Gave blood today for little Jack T. Lots of people from the church are there serving, giving blood, chatting, laughing. First I fill out a questionnaire about the purity of my blood. Have I taken this drug or that drug, been exposed to AIDS, etc. One question is “Have you ever been born in: Mexico, South America or Central America?” I don’t think I ever was, but I might have been.
After filling out the form, a pleasant lady reviews my questionnaire then leads me to what reminds me of a padded lounge chair with an arm rest. A professional young woman swabs my arm with a brown liquid to sterilize the area where they will insert the needle. Then she removes a new syringe from a package. I’m slightly nervous, but I see an elderly lady giving blood a few feet from me and she seems fine, so I figure if she can do it I can do it. I just don’t want to start screaming like a woman or pass out in front of everybody.
“Little pinch” says the girl and sticks the needle in my arm. It’s definitely more than a pinch, but only lasts about 2 seconds. I lie there comfortably. Mary B. takes a photo of me and others come and poke fun at me, asking if I’m going to make it. After 15 minutes, a young man carefully removes the needle, applies a bandage, seals up the bag of my blood, and instructs me not to have any coffee for the rest of the day. Right. I’m heading to Starbucks as soon as I leave.
Gary D. escorts me to the snack room, ready to catch me should I faint. I cap off my ordeal with a couple glasses of orange juice, a sloppy joe and some kettle-cooked potato chips. Becky, Jack’s mom, thanks me, as do numerous others, and I congratulate myself for my incredible act of heroism.
Gave blood today for all those the Father has given me. First, Judas turns me over to angry mob with swords and spears. The disciples all run away. Dragged into a kangaroo court, where false witnesses lie about me, twisting things I’ve said. Hauled before Pilate and Herod, then handed over to Roman soldiers who tie me to a post and whip me over and over with the infamous cat o’ nine tails, with its leather thongs embedded with pieces of bone and metal. My back is completely shredded and my sides, arms, and the backs of my legs are torn to pieces. My face is black and blue and puffy from the soldiers’ fists.
They make a crown from a thorn bush and press it onto my head. Draping a purple cape over my shoulders, they pay mock homage, bowing before me, spitting on me and smacking the crown with reeds, driving it in deeper. Tiring of their fun, they lead me staggering out into the streets carrying a cross.

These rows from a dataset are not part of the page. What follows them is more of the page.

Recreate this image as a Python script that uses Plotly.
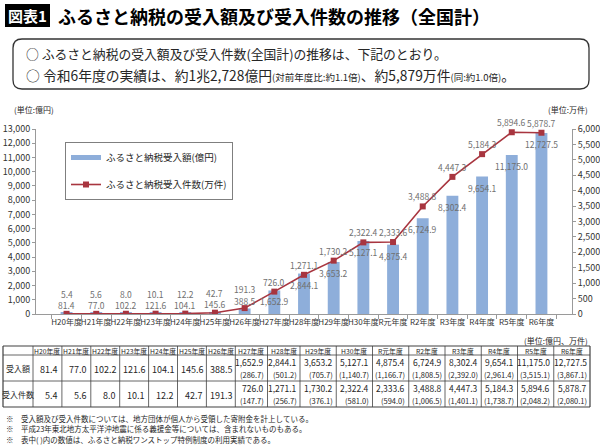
import plotly.graph_objects as go

# ---------------- data ----------------
categories = ["H20年度", "H21年度", "H22年度", "H23年度", "H24年度", "H25年度", "H26年度",
              "H27年度", "H28年度", "H29年度", "H30年度", "R元年度", "R2年度", "R3年度",
              "R4年度", "R5年度", "R6年度"]
amount = [81.4, 77.0, 102.2, 121.6, 104.1, 145.6, 388.5, 1652.9, 2844.1, 3653.2,
          5127.1, 4875.4, 6724.9, 8302.4, 9654.1, 11175.0, 12727.5]
count = [5.4, 5.6, 8.0, 10.1, 12.2, 42.7, 191.3, 726.0, 1271.1, 1730.2,
         2322.4, 2333.6, 3488.8, 4447.3, 5184.3, 5894.6, 5878.7]
amount_onestop = [None, None, None, None, None, None, None, 286.7, 501.2, 705.7,
                  1140.7, 1166.7, 1808.5, 2392.0, 2961.4, 3515.1, 3867.1]
count_onestop = [None, None, None, None, None, None, None, 147.7, 256.7, 376.1,
                 581.0, 594.0, 1006.5, 1401.1, 1738.7, 2048.2, 2080.1]
left_ticks = list(range(0, 13001, 1000))
right_ticks = list(range(0, 6001, 500))
row_labels = ["受入額", "受入件数"]
bar_name = "ふるさと納税受入額(億円)"
line_name = "ふるさと納税受入件数(万件)"
title_tag = "図表1"
title_text = "ふるさと納税の受入額及び受入件数の推移（全国計）"
footnotes = [
    "※　受入額及び受入件数については、地方団体が個人から受領した寄附金を計上している。",
    "※　平成23年東北地方太平洋沖地震に係る義援金等については、含まれないものもある。",
    "※　表中( )内の数値は、ふるさと納税ワンストップ特例制度の利用実績である。",
]

# ---------------- layout helpers ----------------
W, H = 600, 445
FONT = "Noto Sans CJK JP"
BAR_COLOR = "#8EAEDA"
LINE_COLOR = "#A8353F"
LABEL_COLOR = "#707070"
TXT = "#262626"


def px(x):
    return x / W


def py(y):
    return 1 - y / H


ann = []


def pa(x, y, text, size, xanchor="center", color=TXT):
    ann.append(dict(x=px(x), y=py(y), xref="paper", yref="paper", text=text, showarrow=False,
                    xanchor=xanchor, yanchor="middle", font=dict(size=size, color=color)))


PX0, PX1, PY0, PY1 = 36, 572, 129, 314

fig = go.Figure()
fig.add_trace(go.Bar(x=categories, y=amount, name=bar_name, marker_color=BAR_COLOR,
                     showlegend=False, yaxis="y"))
# legend-only swatch for the bar series (drawn as a short thick line, as in the source)
fig.add_trace(go.Scatter(x=[None], y=[None], mode="lines", name=bar_name,
                         line=dict(color=BAR_COLOR, width=5), legendgroup="a"))
fig.add_trace(go.Scatter(x=categories, y=count, name=line_name, yaxis="y2",
                         mode="lines+markers", legendgroup="b",
                         line=dict(color=LINE_COLOR, width=1.6),
                         marker=dict(symbol="square", size=6, color=LINE_COLOR)))

# data labels
for c, a in zip(categories, amount):
    above = a < 1000
    ann.append(dict(x=c, y=a, xref="x", yref="y", text=f"{a:,.1f}", showarrow=False,
                    xanchor="center", yanchor="middle", yshift=7.5 if above else -11,
                    font=dict(size=8.5, color=LABEL_COLOR)))
for c, n in zip(categories, count):
    ann.append(dict(x=c, y=n, xref="x", yref="y2", text=f"{n:,.1f}", showarrow=False,
                    xanchor="center", yanchor="middle", yshift=19.5 if n < 500 else 10,
                    font=dict(size=8.5, color=LABEL_COLOR)))

# title block
shapes = [dict(type="rect", xref="paper", yref="paper", x0=px(5), x1=px(50), y0=py(27), y1=py(4),
               fillcolor="black", line=dict(width=0), layer="below")]
pa(27.5, 15.5, f"<b>{title_tag}</b>", 15, color="white")
pa(56, 16, f"<b>{title_text}</b>", 18, xanchor="left", color="black")

# rounded summary box
bx0, bx1, by0, by1, r = 13, 589, 39, 89, 9
path = (f"M {px(bx0 + r)} {py(by0)} L {px(bx1 - r)} {py(by0)} "
        f"Q {px(bx1)} {py(by0)} {px(bx1)} {py(by0 + r)} L {px(bx1)} {py(by1 - r)} "
        f"Q {px(bx1)} {py(by1)} {px(bx1 - r)} {py(by1)} L {px(bx0 + r)} {py(by1)} "
        f"Q {px(bx0)} {py(by1)} {px(bx0)} {py(by1 - r)} L {px(bx0)} {py(by0 + r)} "
        f"Q {px(bx0)} {py(by0)} {px(bx0 + r)} {py(by0)} Z")
shapes.append(dict(type="path", xref="paper", yref="paper", path=path,
                   line=dict(color="#333333", width=1.3)))
pa(24, 53, "○ ふるさと納税の受入額及び受入件数(全国計)の推移は、下記のとおり。", 12.8, xanchor="left")
small = "<span style='font-size:9.5px'>"
pa(24, 75, ("○ 令和6年度の実績は、約1兆2,728億円" + small + "(対前年度比:約1.1倍)</span>"
            + "、約5,879万件" + small + "(同:約1.0倍)</span>。"), 13.8, xanchor="left")

# unit labels
pa(12, 109, "(単位:億円)", 8, xanchor="left")
pa(590, 109, "(単位:万件)", 8, xanchor="right")
pa(590, 340, "(単位:億円、万件)", 8, xanchor="right")

# ---------------- table ----------------
col_edges = [3, 33]
for i in range(7):
    col_edges.append(33 + (235.3 - 33) * (i + 1) / 7)
col_edges += [267.5, 300]
for i in range(8):
    col_edges.append(300 + (590 - 300) * (i + 1) / 8)
row_edges = [346, 355, 381, 407]
TL = "#404040"
for i, xe in enumerate(col_edges):
    shapes.append(dict(type="line", xref="paper", yref="paper", x0=px(xe), x1=px(xe),
                       y0=py(row_edges[0]), y1=py(row_edges[-1]),
                       line=dict(color=TL, width=1.2 if i in (0, len(col_edges) - 1) else 0.8)))
for i, ye in enumerate(row_edges):
    shapes.append(dict(type="line", xref="paper", yref="paper", x0=px(col_edges[0]),
                       x1=px(col_edges[-1]), y0=py(ye), y1=py(ye),
                       line=dict(color=TL, width=1.2 if i in (0, len(row_edges) - 1) else 0.8)))
# header
for j, c in enumerate(categories):
    xc = (col_edges[j + 1] + col_edges[j + 2]) / 2
    pa(xc, (row_edges[0] + row_edges[1]) / 2, c, 6.8)
# row labels
for k, lab in enumerate(row_labels):
    pa((col_edges[0] + col_edges[1]) / 2, (row_edges[k + 1] + row_edges[k + 2]) / 2, lab, 8)
# values
for k, (vals, sub) in enumerate([(amount, amount_onestop), (count, count_onestop)]):
    top, bot = row_edges[k + 1], row_edges[k + 2]
    for j, (v, s) in enumerate(zip(vals, sub)):
        xr = col_edges[j + 2] - 1.5
        if s is None:
            pa(xr, (top + bot) / 2 + 1, f"{v:,.1f}", 9, xanchor="right")
        else:
            pa(xr, top + 7, f"{v:,.1f}", 8.5, xanchor="right")
            pa(xr, top + 19.5, f"({s:,.1f})", 7.5, xanchor="right")

# footnotes
for i, t in enumerate(footnotes):
    pa(4, 418 + 10.5 * i, t, 7.5, xanchor="left")

AX = "#9A9A9A"
fig.update_layout(
    template="none",
    width=W, height=H,
    margin=dict(l=0, r=0, t=0, b=0),
    paper_bgcolor="white", plot_bgcolor="white",
    font=dict(family=FONT, color=TXT),
    bargap=0.6,
    xaxis=dict(domain=[px(PX0), px(PX1)], type="category", showgrid=False, showline=True,
               linecolor=AX, ticks="outside", tickson="boundaries", ticklen=4, tickcolor=AX,
               tickangle=0, tickfont=dict(size=8, color="#333333"), automargin=False,
               zeroline=False),
    yaxis=dict(domain=[py(PY1), py(PY0)], range=[0, 13000], tickvals=left_ticks,
               tickformat=",", showgrid=False, showline=True, linecolor=AX, ticks="outside",
               ticklen=3, tickcolor=AX, tickfont=dict(size=9, color="#333333"),
               automargin=False, zeroline=False),
    yaxis2=dict(overlaying="y", side="right", anchor="x", range=[0, 6000], tickvals=right_ticks,
                tickformat=",", showgrid=False, showline=True, linecolor=AX, ticks="outside",
                ticklen=3, tickcolor=AX, tickfont=dict(size=9, color="#333333"),
                automargin=False, zeroline=False),
    legend=dict(x=px(65), y=py(142), xanchor="left", yanchor="top", bordercolor="#7F7F7F",
                borderwidth=1, bgcolor="white", font=dict(size=9.5, color=TXT),
                traceorder="grouped", tracegroupgap=8),
    shapes=shapes,
    annotations=ann,
)

fig.write_html("out.html")
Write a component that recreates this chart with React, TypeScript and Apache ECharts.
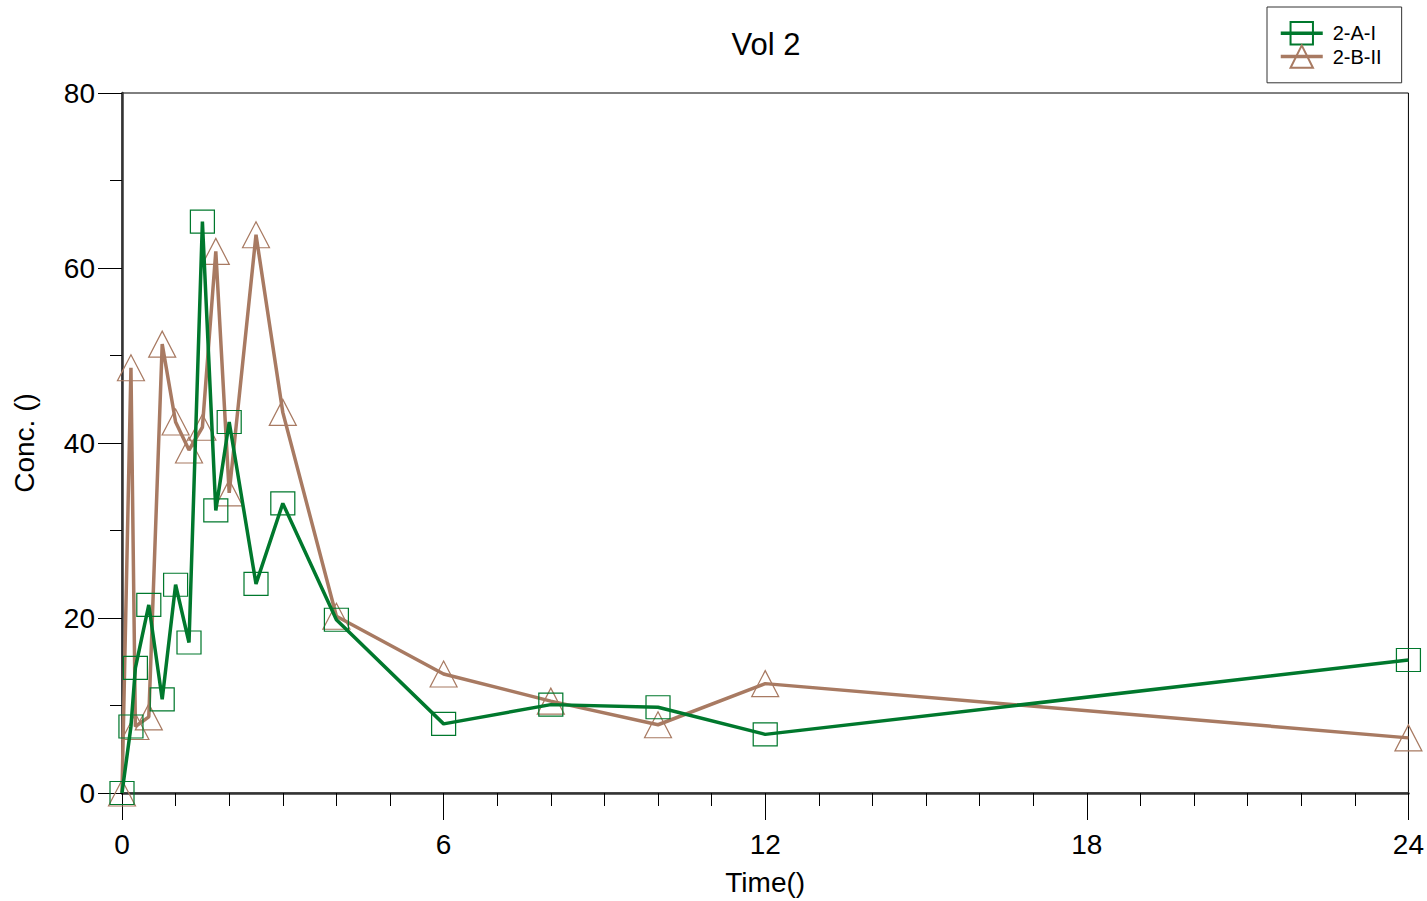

Noisy crowds, pushing, yelling. I lose my footing and fall beneath the crushing weight of the cross. After a couple falls, I can’t get up. The soldiers force a bystander to carry my cross and they push me through the crowds.
On a hill outside the city, the soldiers stretch me out on the cross and pound spikes into my hands and feet. I think I might pass out from the pain, but I don’t cry out. They lift the cross and it slides into its hole with a terrific jolt – pain shoots through my arms like lightning. I hang there for 6 hours, convulsing with racking pain. My lips are cracked and my throat burns with thirst. I’m suffocating. I push up on the nails in my feet for a few seconds to catch a breath of air, until the pain becomes unbearable in my feet, then I slump down and hang by the nails in my hands and begin suffocating again. People all around are cursing me, laughing at me, shaking their heads.
Worse than all the physical pain – I’m under my Father’s curse – his infinite wrath descends upon me. I’m abandoned by God and man. Desolate. Alone. Infinite misery, despair, grief, sorrow. I plunge into total darkness of soul, the darkness of utter abandonment. I hang between heaven and earth, all alone, for what seems like an eternity, until I’ve no more blood left. A spear pierces my side and a trickle of blood and water drains out. It is finished. I’ve purchased my beloved ones.